Today the Central Bank of Ireland released some information on our banks for the end of December 2010. And it appears that the CBI advanced an additional €6.4bn to the banking system in special liquidity measures (up to a balance of €51.094bn at the end of December 2010 from a balance of €44.674bn at the end of November). Reuters and the Wall Street Journal are claiming the CBI also released information today on ECB Emergency Liquidity Assistance to the end of December 2010 and both claim that ELA dropped from €136bn to €132bn but the CBI apparently did not provide a breakdown in ELA between the 20-odd domestic banks (which include the six embattled State-guaranteed banks) and the 430-odd banks in the IFSC which don’t service the Irish economy. This looks troubling because (a) the ELA totalled €138.199bn at the end of November 2010, not €136bn and (b) given the concerns over deposit flight from domestic banks, you would have thought the CBI would have gone out of its way to provide ELA figures for the domestic banks.

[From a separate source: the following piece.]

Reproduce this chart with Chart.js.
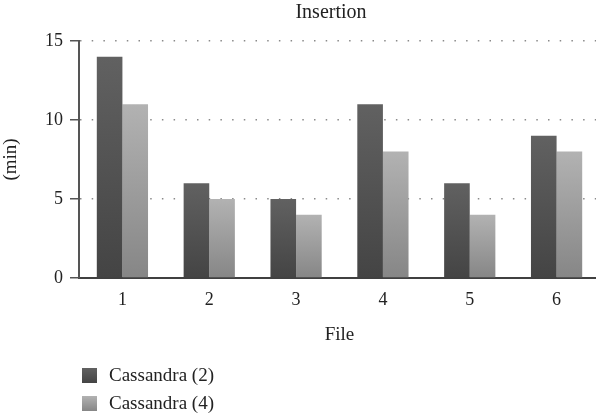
<!DOCTYPE html>
<html>
<head>
<meta charset="utf-8">
<script src="https://cdn.jsdelivr.net/npm/chart.js@4"></script>
<style>
  html, body { margin: 0; padding: 0; background: #fff; overflow: hidden; }
  #wrap { position: relative; width: 602px; height: 417px; }
  #legend { position: absolute; left: 82px; top: 361px; font-family: "Liberation Serif", serif; font-size: 19px; color: #222; }
  .row { display: flex; align-items: center; height: 28px; }
  .box { width: 15px; height: 15px; margin-right: 12px; }
</style>
</head>
<body>
<div id="wrap">
  <canvas id="myChart" width="602" height="417"></canvas>
  <div id="legend"></div>
</div>
<script>
// datos del grafico
const files = ['1', '2', '3', '4', '5', '6'];
const seriesNames = ['Cassandra (2)', 'Cassandra (4)'];
const cassandra2 = [14, 6, 5, 11, 6, 9];
const cassandra4 = [11, 5, 4, 8, 4, 8];
const yTicks = [0, 5, 10, 15];

// colores degradados (arriba, abajo)
const shades = [['#616161', '#444444'], ['#b2b2b2', '#868686']];

function barGradient(idx) {
    return function (ctx) {
        let chart = ctx.chart;
        let y = chart.scales.y;
        if (!chart.chartArea || !y || ctx.raw === undefined) return shades[idx][0];
        let top = y.getPixelForValue(ctx.raw);
        let bottom = y.getPixelForValue(0);
        let g = chart.ctx.createLinearGradient(0, top, 0, bottom);
        g.addColorStop(0, shades[idx][0]);
        g.addColorStop(1, shades[idx][1]);
        return g;
    };
}

// titulo arriba
const titlePlugin = {
    id: 'topTitle',
    afterDraw(chart) {
        let c = chart.ctx;
        c.save();
        c.font = '20px "Liberation Serif"';
        c.fillStyle = '#222';
        c.textAlign = 'center';
        c.textBaseline = 'middle';
        c.fillText('Insertion', 331, 13);
        c.restore();
    }
};

const serif = { family: '"Liberation Serif", serif' };

new Chart(document.getElementById('myChart'), {
    type: 'bar',
    data: {
        labels: files,
        datasets: [
            { label: seriesNames[0], data: cassandra2, backgroundColor: barGradient(0), borderWidth: 0 },
            { label: seriesNames[1], data: cassandra4, backgroundColor: barGradient(1), borderWidth: 0 }
        ]
    },
    options: {
        responsive: false,
        animation: false,
        devicePixelRatio: 1,
        layout: { padding: { top: 41, right: 2, bottom: 71, left: 0 } },
        datasets: { bar: { categoryPercentage: 0.59, barPercentage: 1 } },
        scales: {
            x: {
                afterFit: s => { s.height = 68; },
                grid: { display: false, drawTicks: false },
                border: { display: true, color: '#404040', width: 2 },
                ticks: { color: '#222', padding: 11, font: { ...serif, size: 18 } },
                title: { display: true, text: 'File', color: '#222', font: { ...serif, size: 19 }, padding: 0 }
            },
            y: {
                min: 0,
                max: 15,
                afterFit: s => { s.width = 79; },
                afterBuildTicks: s => { s.ticks = yTicks.map(v => ({ value: v })); },
                grid: {
                    color: c => c.tick && c.tick.value === 0 ? 'rgba(0,0,0,0)' : '#8a8a8a',
                    lineWidth: 1.5,
                    tickColor: '#555',
                    tickLength: 9,
                    tickWidth: 1.5,
                    tickBorderDash: []
                },
                border: { display: true, color: '#555', width: 2, dash: [1.5, 10.2] },
                ticks: { color: '#222', padding: 7, font: { ...serif, size: 18 } },
                title: { display: true, text: '(min)', color: '#222', font: { ...serif, size: 19 }, padding: 0 }
            }
        },
        plugins: {
            legend: { display: false },
            tooltip: { enabled: false }
        }
    },
    plugins: [titlePlugin]
});

// leyenda en html
let legend = document.getElementById('legend');
seriesNames.forEach((name, i) => {
    let row = document.createElement('div');
    row.className = 'row';
    row.innerHTML = '<div class="box" style="background:linear-gradient(' + shades[i][0] + ',' + shades[i][1] + ')"></div><span>' + name + '</span>';
    legend.appendChild(row);
});
</script>
</body>
</html>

We must wait for the end of January for the release of deposit statistics for December 2010 but the betting is that deposits continued to fly out the door (if that wasn’t the case I would expect the banking authorities to break with any formal report schedule and calm depositors’ nerves with assurances that the massive flight of capital in 2010 had reversed.
There was an entry here last week which tried to examine how a continuing deposit flight would eventually undermine the banking system (both central bank and other). The conclusion was that although there wasn’t a theoretical limit to the support that could be given because ultimately the six State-guaranteed banks have only €150-200m in deposits. And although that’s a huge sum, it could theoretically be substituted by funding from the ECB. However practically that is not likely to be the case. So have the figures today confirmed that we have moved a step further to default, deposit controls and/or deposit writedown?